Things You Should/Shouldn’t Include On Your CV
Writing your CV over and over again can be one of the most infuriating things to do. Not only do you spend hours carefully wording what you did at your office job 3 years ago, but trying to relate your experience to the role you’re applying for can be easier said than done. But over the years there are many mistakes that candidates include or forget to write about that can completely reduce your chances of bagging that job. Recent studies have shown that recruiters will look at a CV for just 7 seconds before knowing whether the candidate is suitable or not, so here are a few tips to ensure that you don’t trip up at the first hurdle!
Don’t include words you don’t understand:
A very common mistake is to try and sound intelligent and use ‘big’ words to impress the company you’re applying for. If you’ve ever seen the Friends episode where Joey uses a thesaurus for his recommendation letter on behalf of Monica and Chandler, you’ll understand what I mean. For example Joey signs the letter ‘Yours Sincerely Baby Kangaroo’ I mean as silly as this sounds, this is what you’re sounding like to a recruiter without even realizing it. It’s easy to just to click on synonyms and think ‘well that sounds alright I’ll just use that’ but you’re probably actually boosting your chances of getting your CV binned.
Keep your CV in chronological order:
Without sounding patronizing, you can sometimes get carried away with trying too hard to make your CV relevant to the job you’re applying for. Many people can mistake putting roles and experiences that they think will catch a recruiter’s eye at the top of their CV rather than what their current role is. Don’t get me wrong it’s important to include these roles as you want to demonstrate that you have the relevant experience, but what recruiters find the most annoying is having to do dig around your CV and try to place when you did what job and what did you move onto blah blah blah. Bearing in mind there is a lot of applications to one job role; recruiters don’t have time to be flicking through trying to place your career in order.

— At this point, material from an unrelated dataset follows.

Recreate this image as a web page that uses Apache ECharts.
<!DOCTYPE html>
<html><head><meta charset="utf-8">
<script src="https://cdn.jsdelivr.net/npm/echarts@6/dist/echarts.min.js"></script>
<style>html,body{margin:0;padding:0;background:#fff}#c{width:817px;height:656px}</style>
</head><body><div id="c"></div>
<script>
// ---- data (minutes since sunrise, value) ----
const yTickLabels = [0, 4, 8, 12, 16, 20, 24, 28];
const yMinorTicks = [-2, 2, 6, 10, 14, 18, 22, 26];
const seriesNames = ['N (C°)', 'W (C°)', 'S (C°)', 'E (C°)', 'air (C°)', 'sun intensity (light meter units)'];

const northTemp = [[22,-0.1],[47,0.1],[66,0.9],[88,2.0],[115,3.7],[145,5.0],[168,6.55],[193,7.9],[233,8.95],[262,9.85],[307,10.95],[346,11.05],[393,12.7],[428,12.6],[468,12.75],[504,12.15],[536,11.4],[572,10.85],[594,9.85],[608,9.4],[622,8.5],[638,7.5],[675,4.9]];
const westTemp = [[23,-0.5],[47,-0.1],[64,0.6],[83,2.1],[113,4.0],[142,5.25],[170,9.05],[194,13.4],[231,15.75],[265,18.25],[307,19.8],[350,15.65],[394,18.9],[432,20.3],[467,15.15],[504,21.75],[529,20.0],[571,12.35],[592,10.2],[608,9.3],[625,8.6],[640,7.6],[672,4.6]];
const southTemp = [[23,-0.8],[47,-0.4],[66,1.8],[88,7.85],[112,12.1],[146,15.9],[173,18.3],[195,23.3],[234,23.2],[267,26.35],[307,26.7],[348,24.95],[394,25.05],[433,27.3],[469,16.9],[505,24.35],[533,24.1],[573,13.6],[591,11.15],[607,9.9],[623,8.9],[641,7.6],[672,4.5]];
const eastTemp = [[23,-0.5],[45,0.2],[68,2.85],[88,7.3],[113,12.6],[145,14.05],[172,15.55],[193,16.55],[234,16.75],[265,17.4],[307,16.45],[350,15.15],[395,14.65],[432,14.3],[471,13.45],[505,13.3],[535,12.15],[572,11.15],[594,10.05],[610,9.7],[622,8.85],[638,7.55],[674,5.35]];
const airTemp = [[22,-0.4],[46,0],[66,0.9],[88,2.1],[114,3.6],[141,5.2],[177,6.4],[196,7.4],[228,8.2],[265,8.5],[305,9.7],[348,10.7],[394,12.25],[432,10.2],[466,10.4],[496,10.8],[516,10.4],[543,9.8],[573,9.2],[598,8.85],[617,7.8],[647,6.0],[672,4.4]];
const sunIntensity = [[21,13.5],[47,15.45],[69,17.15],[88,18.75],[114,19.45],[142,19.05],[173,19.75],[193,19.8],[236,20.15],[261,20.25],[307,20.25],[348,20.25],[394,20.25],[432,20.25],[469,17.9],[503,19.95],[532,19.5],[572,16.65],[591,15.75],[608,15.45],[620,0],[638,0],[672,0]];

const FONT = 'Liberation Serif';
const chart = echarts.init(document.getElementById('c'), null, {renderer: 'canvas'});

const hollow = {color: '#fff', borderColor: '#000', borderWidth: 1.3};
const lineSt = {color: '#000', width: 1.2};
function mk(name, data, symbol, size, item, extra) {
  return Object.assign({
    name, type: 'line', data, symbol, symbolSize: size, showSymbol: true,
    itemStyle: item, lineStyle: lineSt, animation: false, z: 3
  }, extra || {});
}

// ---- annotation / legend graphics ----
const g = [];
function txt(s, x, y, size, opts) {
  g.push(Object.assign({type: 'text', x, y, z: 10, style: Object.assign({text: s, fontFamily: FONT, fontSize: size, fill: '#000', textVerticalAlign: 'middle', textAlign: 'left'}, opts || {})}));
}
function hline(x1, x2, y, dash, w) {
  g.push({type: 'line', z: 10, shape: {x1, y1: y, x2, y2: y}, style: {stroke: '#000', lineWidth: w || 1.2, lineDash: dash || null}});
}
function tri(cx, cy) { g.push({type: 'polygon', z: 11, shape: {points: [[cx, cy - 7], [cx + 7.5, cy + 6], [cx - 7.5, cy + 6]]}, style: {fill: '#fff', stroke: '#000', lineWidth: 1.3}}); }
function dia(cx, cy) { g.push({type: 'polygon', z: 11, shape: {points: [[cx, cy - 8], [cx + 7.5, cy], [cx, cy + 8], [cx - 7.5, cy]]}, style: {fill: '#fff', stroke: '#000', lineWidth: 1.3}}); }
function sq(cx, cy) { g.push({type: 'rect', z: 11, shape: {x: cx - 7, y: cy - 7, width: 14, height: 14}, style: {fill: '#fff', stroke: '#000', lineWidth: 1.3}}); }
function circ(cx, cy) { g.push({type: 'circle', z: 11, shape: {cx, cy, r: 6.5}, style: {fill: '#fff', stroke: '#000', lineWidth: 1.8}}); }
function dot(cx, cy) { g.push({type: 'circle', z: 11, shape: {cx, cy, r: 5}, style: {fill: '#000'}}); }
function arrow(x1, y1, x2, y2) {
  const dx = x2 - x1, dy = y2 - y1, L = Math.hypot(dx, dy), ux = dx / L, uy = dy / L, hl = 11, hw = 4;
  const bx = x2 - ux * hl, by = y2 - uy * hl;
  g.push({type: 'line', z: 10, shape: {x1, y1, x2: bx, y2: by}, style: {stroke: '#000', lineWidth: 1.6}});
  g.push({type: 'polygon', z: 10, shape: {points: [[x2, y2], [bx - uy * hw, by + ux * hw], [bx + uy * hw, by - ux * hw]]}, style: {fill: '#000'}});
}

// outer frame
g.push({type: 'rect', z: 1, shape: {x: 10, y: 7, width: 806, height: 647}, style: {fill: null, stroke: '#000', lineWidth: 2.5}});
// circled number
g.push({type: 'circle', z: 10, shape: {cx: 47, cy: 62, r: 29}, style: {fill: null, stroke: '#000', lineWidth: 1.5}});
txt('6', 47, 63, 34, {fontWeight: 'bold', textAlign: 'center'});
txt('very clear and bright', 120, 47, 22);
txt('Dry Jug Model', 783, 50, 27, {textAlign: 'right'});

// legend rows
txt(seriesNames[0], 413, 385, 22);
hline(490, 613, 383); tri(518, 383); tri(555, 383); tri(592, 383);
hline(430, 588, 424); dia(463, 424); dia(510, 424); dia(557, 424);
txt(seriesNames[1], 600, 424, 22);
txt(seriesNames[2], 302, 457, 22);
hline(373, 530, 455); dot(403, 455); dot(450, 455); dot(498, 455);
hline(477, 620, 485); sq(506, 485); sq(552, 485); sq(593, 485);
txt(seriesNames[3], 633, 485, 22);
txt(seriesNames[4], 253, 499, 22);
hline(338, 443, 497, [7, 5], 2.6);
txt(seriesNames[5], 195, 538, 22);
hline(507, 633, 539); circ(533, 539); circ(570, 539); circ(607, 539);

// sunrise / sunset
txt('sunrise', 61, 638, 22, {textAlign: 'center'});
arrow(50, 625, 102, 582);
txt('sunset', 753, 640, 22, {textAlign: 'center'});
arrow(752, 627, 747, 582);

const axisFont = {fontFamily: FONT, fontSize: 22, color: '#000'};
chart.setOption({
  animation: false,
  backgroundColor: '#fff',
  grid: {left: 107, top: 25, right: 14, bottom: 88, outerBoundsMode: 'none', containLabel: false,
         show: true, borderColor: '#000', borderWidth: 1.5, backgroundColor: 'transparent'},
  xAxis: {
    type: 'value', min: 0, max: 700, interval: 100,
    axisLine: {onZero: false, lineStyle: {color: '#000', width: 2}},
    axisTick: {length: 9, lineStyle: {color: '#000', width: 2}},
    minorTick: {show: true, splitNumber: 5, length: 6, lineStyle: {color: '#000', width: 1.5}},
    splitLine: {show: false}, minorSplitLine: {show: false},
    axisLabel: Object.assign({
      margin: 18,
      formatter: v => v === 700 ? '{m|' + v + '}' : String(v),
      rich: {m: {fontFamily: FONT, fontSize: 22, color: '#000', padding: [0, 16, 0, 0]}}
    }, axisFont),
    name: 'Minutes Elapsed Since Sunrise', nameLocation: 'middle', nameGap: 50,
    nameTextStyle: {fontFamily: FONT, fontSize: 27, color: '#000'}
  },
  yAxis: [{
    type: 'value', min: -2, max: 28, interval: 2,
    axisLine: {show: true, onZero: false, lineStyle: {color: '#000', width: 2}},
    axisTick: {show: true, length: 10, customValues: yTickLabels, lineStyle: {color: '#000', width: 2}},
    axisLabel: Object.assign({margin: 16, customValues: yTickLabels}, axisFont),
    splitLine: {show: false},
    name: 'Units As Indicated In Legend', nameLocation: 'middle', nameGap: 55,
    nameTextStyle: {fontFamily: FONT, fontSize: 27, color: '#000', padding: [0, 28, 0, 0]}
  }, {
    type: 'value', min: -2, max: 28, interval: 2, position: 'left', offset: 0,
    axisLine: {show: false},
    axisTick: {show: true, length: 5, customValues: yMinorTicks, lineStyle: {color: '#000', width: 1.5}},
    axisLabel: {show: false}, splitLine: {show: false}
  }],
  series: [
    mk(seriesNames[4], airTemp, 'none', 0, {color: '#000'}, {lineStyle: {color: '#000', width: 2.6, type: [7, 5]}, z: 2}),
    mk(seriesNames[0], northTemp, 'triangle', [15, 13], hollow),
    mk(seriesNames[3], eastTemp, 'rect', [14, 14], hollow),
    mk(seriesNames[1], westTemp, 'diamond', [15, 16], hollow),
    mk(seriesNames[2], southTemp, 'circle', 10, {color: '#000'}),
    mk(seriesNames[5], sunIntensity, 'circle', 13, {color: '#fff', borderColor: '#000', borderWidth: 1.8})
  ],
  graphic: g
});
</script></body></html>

Again you’d be surprised at how many people don’t include where they live. How can a recruiter know if you’re right for the job if they don’t know where you live? Having said that it has caused quite the controversy as some people don’t want to include it in case they don’t get the job based on where they live or they don’t want people knowing their address, but if this is the case just include your location. If you are applying for a job that isn’t where you currently live, why not underneath your address add ‘looking to relocate’ so this demonstrates to the employer how serious you are about the job.
Always ask someone to check over your CV:
Rule number 1, never submit a CV that you’ve been writing all day. I know it can be the easier option as you’ve been trying to perfect it for hours and you just want to get your application sent (not to mention you don’t want to hear someone say that it sounds all wrong). But if you’re really serious about the job you’re applying for then a fresh pair of eyes are a must before pressing that send button. An easy spelling mistake that could have easily been looked over, can risk you landing an interview. The amount of recruiters that say they would throw away a CV if there’s spelling mistakes is extremely high, so don’t risk it and make sure you ask someone to read it before you send!
Hopefully these few tips have helped you on your way to bagging yourself that job you’ve had your eyes on.